In the latest of a series of British Association/Royal Society of Edinburgh seminars, the question was debated in sparkling style by a stellar panel of Vernon Bogdanor John Curtice, Michael Keating and Adam Tomkins. This summary requires no additional commentary.
Vernon Bogdanor thought the decision on independence was more momentous than was admitted by either side. Both sides agree that nationhood matters less in a globalised world but they go too far. Separatism can’t be fudged by social union. Nationhood still matters. The EU hasn’t really got a foreign policy and its future shape will probably not be what the founding fathers wanted. Even in the eurozone it really matters in which country you live.
Independence means a fundamental discontinuity which cannot be fudged. There would presumably be a governor general in Edinburgh and a high commissioner in London. Scots would enjoy no leverage at Westminster. Like Norway with the EU, Scotland would be consulted but little noticed. As EU decisions are faxed to Oslo so Scotland would become a “faxed democracy.”
Has the question already been answered? It isn’t really a question about £500 more or less better off per person. It is primordial, like the Irish in the 1920s. Will Scots say: “We do not belong with you any more?”
There is insufficient analysis of what holds the UK together and we should be extremely grateful to the SNP for raising it. What’s being asked is a primordial question of identity.
On identity, John Curtice partly disagreed with Bogdanor. Scots were a nation of dual identity. The referendum is not about how Scottish they feel – everyone does – but how British. Not all “Scottish onlys” are in favour of independence.. Identity does not provide a sufficient guide for how to vote and a No vote may be a conditional vote. This is where the economy is crucial. Scots are no more nor no less keen on independence than they were 10, even 40 years ago. Labour made the mistake of thinking Scots wanted a lovely partnership with London. The SNP realised they really wanted devolved government to defend Scotland’s interest against London. They voted for SNP competence rather than independence. They believe that only foreign affairs and defence are clearly not Edinburgh’s business but opinion in favour of maximum devolution is not widely shared. For example only a third of Scots want different pensions from the English. They don’t want to leave the UK safety net behind.
If the vote is No, England is not looking for devolution so a symmetrical Union solution is unlikely. But more taxation powers for Edinburgh could be win:win for both Scots and English as that means Scots would pay for more of their services themselves. Wrangling over the (already contracting) Barnett formula should go away.
George Osborne’s veto on currency union flopped in Scotland but seems to have made the English keener on the Union. They are recording 3:1 in favour of Scotland staying in and that independence would not be good for England and Wales either. This means that if there’s a Yes vote the English may strike a tough deal.
Michael Keating insisted that “independence” and “ sovereignty” don’t mean want they used to. Even with a No vote, the relationship will be reconfigured in a way not very far from “independence lite.” In Scotland the sovereignty of the Crown or Parliament was never quite established as in in Westminster ; that’s why Scots are quite happy to discuss a divided or multiple sovereignty.

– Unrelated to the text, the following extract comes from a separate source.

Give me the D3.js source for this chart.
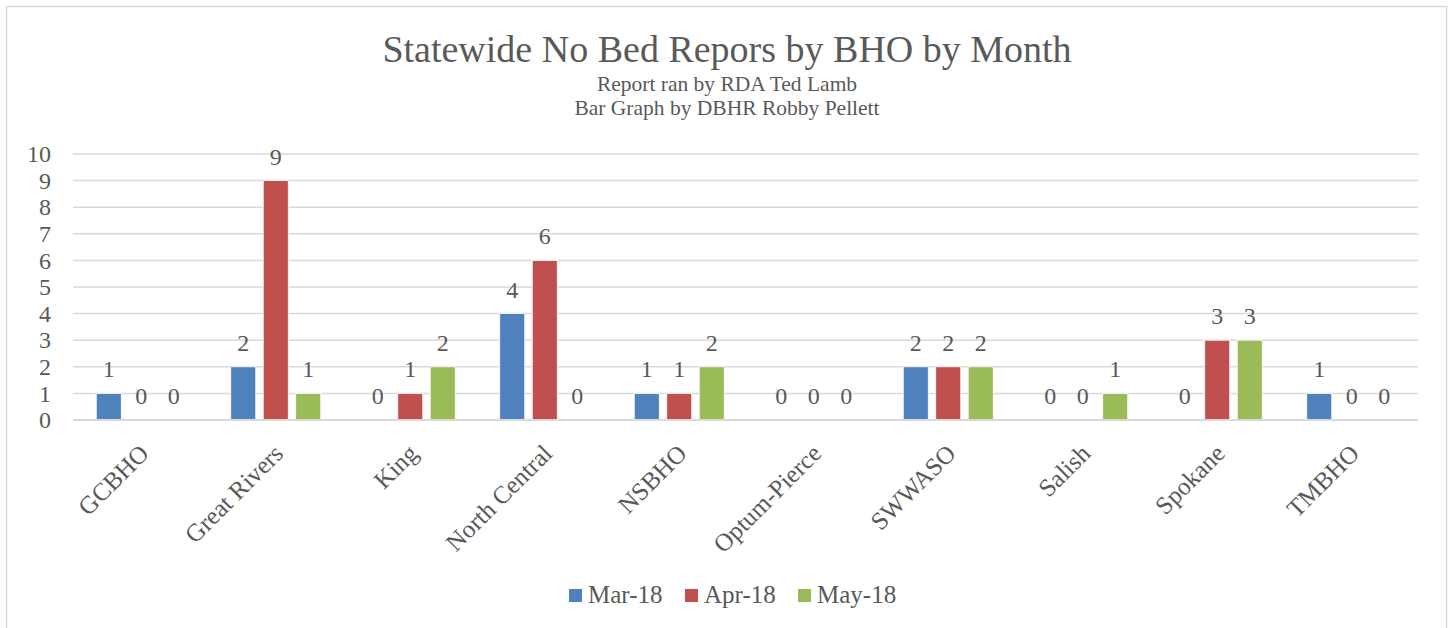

It used to be said that welfare and taxation policy were essential to sovereignty. That’s changing. The debates on welfare and independence are linked. The present welfare state is unsustainable. The social compromise in Scotland is mediated differently from England and will probably mean higher taxation. In 10 years’ time there will be more autonomous devolution but probably not full independence.
Adam Tomkins delivered a scathing critique of the SNP White Paper “Scotland’s Independence.” It failed to distinguish between institutions ( which would cease to apply to Scotland such as the Bank of England, the BBC, the intelligence service and embassies) and assets which would be fairly apportioned on independence. Apportionment was a highly complex task but doable. He delivered the stark verdict: the SNP’s assumptions are wrong in law and the White Paper is a false prospectus.
Final thoughts : Michael Keating thought that after a Yes vote, independence could be negotiated by the May 2016 deadline of the next election to the Scottish Parliament.(The Constitution Unit has doubts).
Vernon Bodganor didn’t see how Scottish membership of the EU could be denied. And something must be done for English cities to redress the imbalance of London and central government.
There is deep concern in Dublin that a Yes vote would destabilise the power sharing St Andrews Agreement in Northern Ireland.
A better articulation is needed of the Union state.
John Curtice spoke for the panel consensus. The referendum was the No campaign’s to lose but he didn’t underestimate their capacity for messing it up.